*THE PROBLEM*:
Return, exactly as written, the lines from the one containing "Convert this diagram to TikZ code." through the one containing "(0,0) rectangle (1934,875);", with both ends included.
>>
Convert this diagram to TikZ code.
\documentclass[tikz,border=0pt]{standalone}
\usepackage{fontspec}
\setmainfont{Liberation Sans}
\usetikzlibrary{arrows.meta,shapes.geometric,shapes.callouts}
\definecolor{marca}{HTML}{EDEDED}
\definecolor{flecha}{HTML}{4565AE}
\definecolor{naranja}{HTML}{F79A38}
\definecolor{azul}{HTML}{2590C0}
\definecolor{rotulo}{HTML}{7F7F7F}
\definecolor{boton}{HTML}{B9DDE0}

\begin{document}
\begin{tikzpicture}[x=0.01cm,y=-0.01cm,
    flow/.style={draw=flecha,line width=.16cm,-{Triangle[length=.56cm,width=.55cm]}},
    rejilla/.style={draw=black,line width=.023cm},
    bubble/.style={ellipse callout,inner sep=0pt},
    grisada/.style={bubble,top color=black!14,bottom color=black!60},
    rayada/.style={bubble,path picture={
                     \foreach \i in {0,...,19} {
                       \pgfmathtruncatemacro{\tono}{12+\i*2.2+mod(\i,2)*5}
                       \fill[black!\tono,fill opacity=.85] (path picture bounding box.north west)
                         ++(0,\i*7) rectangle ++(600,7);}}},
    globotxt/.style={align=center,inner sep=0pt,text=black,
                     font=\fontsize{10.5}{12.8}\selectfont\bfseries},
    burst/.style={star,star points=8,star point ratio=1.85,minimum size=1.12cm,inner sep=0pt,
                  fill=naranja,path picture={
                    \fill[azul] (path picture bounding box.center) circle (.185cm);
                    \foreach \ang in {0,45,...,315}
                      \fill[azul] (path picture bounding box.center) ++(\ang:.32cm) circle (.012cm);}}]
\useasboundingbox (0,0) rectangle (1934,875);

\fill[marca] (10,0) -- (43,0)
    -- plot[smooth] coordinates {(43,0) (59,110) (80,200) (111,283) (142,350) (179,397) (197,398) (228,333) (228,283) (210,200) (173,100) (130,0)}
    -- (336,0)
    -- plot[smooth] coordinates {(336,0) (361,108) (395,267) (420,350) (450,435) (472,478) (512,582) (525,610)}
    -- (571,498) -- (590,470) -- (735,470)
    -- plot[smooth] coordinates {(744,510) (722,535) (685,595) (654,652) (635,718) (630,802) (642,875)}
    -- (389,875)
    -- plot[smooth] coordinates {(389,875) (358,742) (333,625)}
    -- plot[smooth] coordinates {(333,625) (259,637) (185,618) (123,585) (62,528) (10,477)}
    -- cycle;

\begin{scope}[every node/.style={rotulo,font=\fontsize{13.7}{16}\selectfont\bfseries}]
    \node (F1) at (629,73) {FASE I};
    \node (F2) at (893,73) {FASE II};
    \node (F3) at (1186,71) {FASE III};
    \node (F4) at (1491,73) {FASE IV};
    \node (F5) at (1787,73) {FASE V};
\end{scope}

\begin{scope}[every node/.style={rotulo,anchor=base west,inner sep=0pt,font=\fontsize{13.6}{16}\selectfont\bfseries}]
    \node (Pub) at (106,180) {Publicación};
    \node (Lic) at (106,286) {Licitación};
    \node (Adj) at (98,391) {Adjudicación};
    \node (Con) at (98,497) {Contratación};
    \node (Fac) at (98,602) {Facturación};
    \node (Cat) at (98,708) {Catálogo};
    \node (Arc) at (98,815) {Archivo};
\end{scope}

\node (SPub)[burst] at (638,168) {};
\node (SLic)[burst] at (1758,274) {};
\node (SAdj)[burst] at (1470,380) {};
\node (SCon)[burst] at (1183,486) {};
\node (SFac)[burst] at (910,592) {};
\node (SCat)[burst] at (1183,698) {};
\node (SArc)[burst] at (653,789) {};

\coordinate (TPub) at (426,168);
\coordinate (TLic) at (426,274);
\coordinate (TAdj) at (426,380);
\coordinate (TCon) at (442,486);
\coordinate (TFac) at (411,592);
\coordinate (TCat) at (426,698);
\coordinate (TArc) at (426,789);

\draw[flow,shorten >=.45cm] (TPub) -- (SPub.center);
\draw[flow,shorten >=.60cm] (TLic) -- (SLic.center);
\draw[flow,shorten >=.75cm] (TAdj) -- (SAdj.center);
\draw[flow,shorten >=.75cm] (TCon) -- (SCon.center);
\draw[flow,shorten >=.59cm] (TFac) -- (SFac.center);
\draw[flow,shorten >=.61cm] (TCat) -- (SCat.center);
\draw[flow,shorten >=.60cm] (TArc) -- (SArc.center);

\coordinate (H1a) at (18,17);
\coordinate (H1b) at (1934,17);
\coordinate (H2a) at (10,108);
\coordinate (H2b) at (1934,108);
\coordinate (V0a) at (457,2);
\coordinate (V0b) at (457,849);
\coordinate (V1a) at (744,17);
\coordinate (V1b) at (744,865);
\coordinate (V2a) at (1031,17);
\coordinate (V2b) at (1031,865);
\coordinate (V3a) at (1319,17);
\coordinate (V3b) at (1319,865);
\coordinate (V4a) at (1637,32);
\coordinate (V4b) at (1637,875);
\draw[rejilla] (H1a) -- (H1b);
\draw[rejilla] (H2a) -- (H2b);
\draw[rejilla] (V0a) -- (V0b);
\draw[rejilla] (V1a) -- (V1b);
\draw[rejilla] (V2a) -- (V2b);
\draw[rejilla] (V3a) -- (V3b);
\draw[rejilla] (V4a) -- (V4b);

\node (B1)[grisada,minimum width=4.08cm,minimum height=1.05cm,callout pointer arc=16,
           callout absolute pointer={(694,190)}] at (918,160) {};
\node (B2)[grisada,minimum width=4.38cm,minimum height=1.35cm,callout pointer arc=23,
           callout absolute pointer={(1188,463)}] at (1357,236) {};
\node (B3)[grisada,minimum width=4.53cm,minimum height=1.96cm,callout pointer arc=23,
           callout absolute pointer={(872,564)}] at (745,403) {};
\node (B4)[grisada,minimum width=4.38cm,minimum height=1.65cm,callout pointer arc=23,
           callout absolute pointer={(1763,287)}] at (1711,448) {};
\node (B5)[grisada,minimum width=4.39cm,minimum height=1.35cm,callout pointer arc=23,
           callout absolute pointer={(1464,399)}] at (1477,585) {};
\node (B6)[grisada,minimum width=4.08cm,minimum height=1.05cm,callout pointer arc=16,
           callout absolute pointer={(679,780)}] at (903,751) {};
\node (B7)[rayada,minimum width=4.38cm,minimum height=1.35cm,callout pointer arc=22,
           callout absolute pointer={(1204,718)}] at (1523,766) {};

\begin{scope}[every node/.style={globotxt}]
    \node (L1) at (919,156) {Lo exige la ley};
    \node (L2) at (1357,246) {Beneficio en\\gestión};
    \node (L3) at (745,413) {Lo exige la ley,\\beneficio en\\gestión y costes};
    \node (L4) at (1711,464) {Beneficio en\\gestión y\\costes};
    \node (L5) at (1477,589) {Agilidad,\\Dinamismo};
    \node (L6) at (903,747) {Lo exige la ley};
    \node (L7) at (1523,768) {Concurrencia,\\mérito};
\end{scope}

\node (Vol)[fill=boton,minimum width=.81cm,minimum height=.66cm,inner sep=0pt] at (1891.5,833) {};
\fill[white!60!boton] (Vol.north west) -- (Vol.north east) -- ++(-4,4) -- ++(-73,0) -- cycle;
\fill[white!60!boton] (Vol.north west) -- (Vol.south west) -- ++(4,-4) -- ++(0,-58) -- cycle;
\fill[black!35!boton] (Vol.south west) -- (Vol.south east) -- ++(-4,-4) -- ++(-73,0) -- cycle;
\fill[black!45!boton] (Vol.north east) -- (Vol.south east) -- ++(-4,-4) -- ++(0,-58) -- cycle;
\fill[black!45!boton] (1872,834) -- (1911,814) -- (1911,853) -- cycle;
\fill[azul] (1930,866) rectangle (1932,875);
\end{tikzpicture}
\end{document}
<<
>>
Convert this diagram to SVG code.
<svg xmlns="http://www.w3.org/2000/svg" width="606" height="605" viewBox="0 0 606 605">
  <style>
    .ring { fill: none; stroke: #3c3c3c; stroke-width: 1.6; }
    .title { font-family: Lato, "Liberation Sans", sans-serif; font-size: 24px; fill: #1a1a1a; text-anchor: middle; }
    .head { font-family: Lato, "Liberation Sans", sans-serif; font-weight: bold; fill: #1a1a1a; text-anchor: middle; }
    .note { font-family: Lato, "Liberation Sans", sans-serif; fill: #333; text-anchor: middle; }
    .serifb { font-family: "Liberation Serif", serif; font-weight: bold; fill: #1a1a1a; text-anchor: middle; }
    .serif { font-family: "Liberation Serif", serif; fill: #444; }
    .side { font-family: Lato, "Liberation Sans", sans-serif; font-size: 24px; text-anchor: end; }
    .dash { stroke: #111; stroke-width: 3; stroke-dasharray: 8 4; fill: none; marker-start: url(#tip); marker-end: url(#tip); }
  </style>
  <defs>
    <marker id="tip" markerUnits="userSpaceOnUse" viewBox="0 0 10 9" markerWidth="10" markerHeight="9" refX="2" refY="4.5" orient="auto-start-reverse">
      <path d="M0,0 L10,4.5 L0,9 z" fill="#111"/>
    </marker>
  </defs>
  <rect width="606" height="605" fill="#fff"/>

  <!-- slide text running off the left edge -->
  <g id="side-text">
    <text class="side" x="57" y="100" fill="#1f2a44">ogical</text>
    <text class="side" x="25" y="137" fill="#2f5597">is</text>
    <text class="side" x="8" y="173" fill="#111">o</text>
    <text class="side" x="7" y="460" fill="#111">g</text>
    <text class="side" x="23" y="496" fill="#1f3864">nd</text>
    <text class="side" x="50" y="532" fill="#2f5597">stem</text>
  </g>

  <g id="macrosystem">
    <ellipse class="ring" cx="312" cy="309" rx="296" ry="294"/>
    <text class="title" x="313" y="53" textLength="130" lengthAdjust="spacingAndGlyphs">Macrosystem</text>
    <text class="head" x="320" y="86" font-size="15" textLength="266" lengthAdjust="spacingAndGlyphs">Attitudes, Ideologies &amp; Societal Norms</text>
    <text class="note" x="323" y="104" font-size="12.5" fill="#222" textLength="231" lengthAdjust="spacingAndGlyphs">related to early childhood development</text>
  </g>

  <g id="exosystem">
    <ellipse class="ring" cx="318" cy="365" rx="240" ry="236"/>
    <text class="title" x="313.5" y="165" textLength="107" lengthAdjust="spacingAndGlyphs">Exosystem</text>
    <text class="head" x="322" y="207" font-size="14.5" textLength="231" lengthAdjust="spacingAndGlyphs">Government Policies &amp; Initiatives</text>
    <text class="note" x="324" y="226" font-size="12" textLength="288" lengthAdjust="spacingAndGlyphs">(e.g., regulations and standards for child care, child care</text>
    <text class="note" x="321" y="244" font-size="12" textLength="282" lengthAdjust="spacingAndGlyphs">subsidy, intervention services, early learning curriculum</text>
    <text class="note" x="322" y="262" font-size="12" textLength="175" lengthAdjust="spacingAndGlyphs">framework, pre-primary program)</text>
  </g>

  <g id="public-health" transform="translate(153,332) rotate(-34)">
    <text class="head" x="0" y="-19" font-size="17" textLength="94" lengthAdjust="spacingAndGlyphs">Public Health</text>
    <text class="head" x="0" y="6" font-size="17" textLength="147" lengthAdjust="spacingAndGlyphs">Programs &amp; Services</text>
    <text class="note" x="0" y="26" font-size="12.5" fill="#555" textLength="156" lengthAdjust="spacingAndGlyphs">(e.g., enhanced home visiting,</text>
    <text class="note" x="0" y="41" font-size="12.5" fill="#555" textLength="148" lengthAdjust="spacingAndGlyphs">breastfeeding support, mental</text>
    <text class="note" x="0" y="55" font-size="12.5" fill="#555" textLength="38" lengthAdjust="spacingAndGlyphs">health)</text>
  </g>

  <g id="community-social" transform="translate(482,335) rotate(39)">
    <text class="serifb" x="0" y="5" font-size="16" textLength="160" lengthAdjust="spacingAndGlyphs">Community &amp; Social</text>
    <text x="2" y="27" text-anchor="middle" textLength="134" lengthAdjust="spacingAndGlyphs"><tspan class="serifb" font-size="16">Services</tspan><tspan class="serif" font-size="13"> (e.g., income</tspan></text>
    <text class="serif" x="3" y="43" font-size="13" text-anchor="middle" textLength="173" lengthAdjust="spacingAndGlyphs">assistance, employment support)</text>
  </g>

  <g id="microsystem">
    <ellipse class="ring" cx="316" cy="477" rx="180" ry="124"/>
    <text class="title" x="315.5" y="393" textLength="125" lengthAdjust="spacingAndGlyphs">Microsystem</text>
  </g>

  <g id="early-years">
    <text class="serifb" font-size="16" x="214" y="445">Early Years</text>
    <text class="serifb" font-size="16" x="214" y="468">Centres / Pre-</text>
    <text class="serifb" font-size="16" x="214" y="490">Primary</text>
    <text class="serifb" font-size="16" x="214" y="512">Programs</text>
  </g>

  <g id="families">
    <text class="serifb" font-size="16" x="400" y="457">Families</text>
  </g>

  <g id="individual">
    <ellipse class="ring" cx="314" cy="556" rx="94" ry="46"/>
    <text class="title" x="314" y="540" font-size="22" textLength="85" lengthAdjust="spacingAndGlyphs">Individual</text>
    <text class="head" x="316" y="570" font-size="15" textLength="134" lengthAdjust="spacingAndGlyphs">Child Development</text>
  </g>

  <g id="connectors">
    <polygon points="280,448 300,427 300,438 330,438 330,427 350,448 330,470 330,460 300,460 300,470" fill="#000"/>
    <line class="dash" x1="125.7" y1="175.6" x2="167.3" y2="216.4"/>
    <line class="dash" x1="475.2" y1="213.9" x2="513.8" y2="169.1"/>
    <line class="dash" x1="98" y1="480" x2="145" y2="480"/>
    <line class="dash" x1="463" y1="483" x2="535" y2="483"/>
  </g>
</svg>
<<
*RESULT FOR THIS EXERCISE*:
Convert this diagram to TikZ code.
\documentclass[tikz,border=0pt]{standalone}
\usepackage{fontspec}
\setmainfont{Liberation Sans}
\usetikzlibrary{arrows.meta,shapes.geometric,shapes.callouts}
\definecolor{marca}{HTML}{EDEDED}
\definecolor{flecha}{HTML}{4565AE}
\definecolor{naranja}{HTML}{F79A38}
\definecolor{azul}{HTML}{2590C0}
\definecolor{rotulo}{HTML}{7F7F7F}
\definecolor{boton}{HTML}{B9DDE0}

\begin{document}
\begin{tikzpicture}[x=0.01cm,y=-0.01cm,
    flow/.style={draw=flecha,line width=.16cm,-{Triangle[length=.56cm,width=.55cm]}},
    rejilla/.style={draw=black,line width=.023cm},
    bubble/.style={ellipse callout,inner sep=0pt},
    grisada/.style={bubble,top color=black!14,bottom color=black!60},
    rayada/.style={bubble,path picture={
                     \foreach \i in {0,...,19} {
                       \pgfmathtruncatemacro{\tono}{12+\i*2.2+mod(\i,2)*5}
                       \fill[black!\tono,fill opacity=.85] (path picture bounding box.north west)
                         ++(0,\i*7) rectangle ++(600,7);}}},
    globotxt/.style={align=center,inner sep=0pt,text=black,
                     font=\fontsize{10.5}{12.8}\selectfont\bfseries},
    burst/.style={star,star points=8,star point ratio=1.85,minimum size=1.12cm,inner sep=0pt,
                  fill=naranja,path picture={
                    \fill[azul] (path picture bounding box.center) circle (.185cm);
                    \foreach \ang in {0,45,...,315}
                      \fill[azul] (path picture bounding box.center) ++(\ang:.32cm) circle (.012cm);}}]
\useasboundingbox (0,0) rectangle (1934,875);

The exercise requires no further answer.